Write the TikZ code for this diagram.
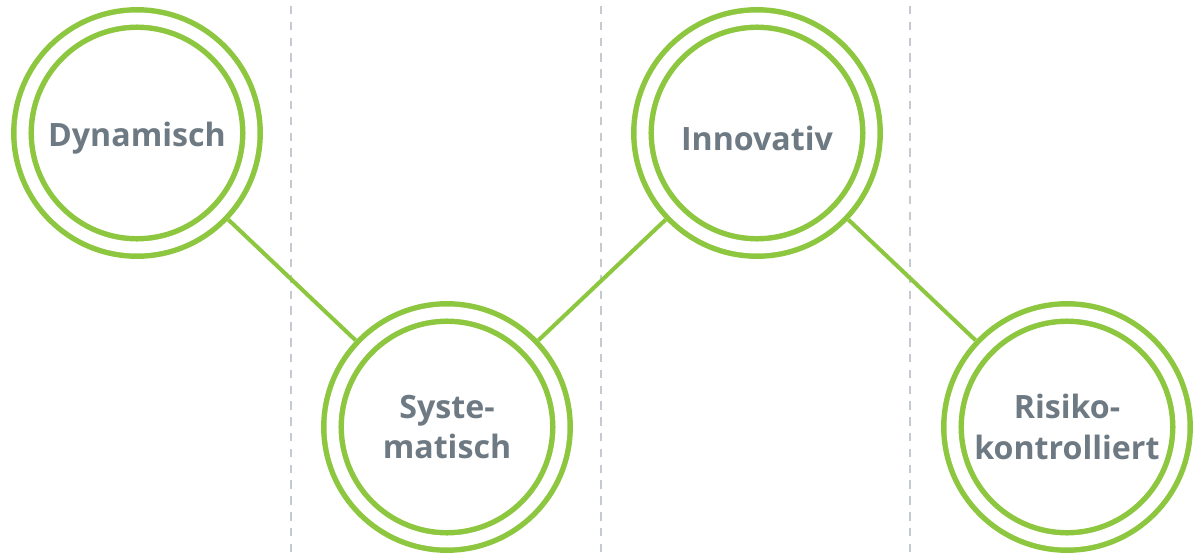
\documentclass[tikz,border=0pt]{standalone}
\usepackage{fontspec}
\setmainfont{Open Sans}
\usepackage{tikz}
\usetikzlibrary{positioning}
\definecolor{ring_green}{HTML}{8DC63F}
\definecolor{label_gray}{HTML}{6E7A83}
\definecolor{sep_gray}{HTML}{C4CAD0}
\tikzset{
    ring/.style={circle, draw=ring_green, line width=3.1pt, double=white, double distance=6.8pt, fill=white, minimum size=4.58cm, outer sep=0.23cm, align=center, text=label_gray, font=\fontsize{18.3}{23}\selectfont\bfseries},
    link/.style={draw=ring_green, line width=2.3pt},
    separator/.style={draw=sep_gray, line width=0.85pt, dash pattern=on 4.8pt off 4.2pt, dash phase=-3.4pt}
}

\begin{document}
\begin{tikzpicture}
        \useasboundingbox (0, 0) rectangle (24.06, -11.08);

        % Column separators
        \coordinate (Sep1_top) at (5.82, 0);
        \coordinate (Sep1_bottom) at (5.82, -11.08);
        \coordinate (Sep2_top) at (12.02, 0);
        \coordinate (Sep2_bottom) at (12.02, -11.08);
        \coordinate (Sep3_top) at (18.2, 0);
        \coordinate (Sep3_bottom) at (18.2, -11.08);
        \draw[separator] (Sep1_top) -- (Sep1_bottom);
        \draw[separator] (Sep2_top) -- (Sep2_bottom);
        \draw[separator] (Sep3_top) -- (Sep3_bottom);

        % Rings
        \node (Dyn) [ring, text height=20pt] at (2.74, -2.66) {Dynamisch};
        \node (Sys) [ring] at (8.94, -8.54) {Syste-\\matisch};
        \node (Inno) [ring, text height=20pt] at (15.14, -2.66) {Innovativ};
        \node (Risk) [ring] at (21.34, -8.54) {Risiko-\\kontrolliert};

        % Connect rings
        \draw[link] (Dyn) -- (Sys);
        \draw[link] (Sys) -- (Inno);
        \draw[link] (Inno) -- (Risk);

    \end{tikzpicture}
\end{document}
————
- _DIRECTION_: Exactly reproduce the run of lines from the start of the listing through the line with "(Inno) -- (Risk);", inclusive; pictures are not copied.

- _FINAL ANSWER_:
Write the TikZ code for this diagram.
\documentclass[tikz,border=0pt]{standalone}
\usepackage{fontspec}
\setmainfont{Open Sans}
\usepackage{tikz}
\usetikzlibrary{positioning}
\definecolor{ring_green}{HTML}{8DC63F}
\definecolor{label_gray}{HTML}{6E7A83}
\definecolor{sep_gray}{HTML}{C4CAD0}
\tikzset{
    ring/.style={circle, draw=ring_green, line width=3.1pt, double=white, double distance=6.8pt, fill=white, minimum size=4.58cm, outer sep=0.23cm, align=center, text=label_gray, font=\fontsize{18.3}{23}\selectfont\bfseries},
    link/.style={draw=ring_green, line width=2.3pt},
    separator/.style={draw=sep_gray, line width=0.85pt, dash pattern=on 4.8pt off 4.2pt, dash phase=-3.4pt}
}

\begin{document}
\begin{tikzpicture}
        \useasboundingbox (0, 0) rectangle (24.06, -11.08);

        % Column separators
        \coordinate (Sep1_top) at (5.82, 0);
        \coordinate (Sep1_bottom) at (5.82, -11.08);
        \coordinate (Sep2_top) at (12.02, 0);
        \coordinate (Sep2_bottom) at (12.02, -11.08);
        \coordinate (Sep3_top) at (18.2, 0);
        \coordinate (Sep3_bottom) at (18.2, -11.08);
        \draw[separator] (Sep1_top) -- (Sep1_bottom);
        \draw[separator] (Sep2_top) -- (Sep2_bottom);
        \draw[separator] (Sep3_top) -- (Sep3_bottom);

        % Rings
        \node (Dyn) [ring, text height=20pt] at (2.74, -2.66) {Dynamisch};
        \node (Sys) [ring] at (8.94, -8.54) {Syste-\\matisch};
        \node (Inno) [ring, text height=20pt] at (15.14, -2.66) {Innovativ};
        \node (Risk) [ring] at (21.34, -8.54) {Risiko-\\kontrolliert};

        % Connect rings
        \draw[link] (Dyn) -- (Sys);
        \draw[link] (Sys) -- (Inno);
        \draw[link] (Inno) -- (Risk);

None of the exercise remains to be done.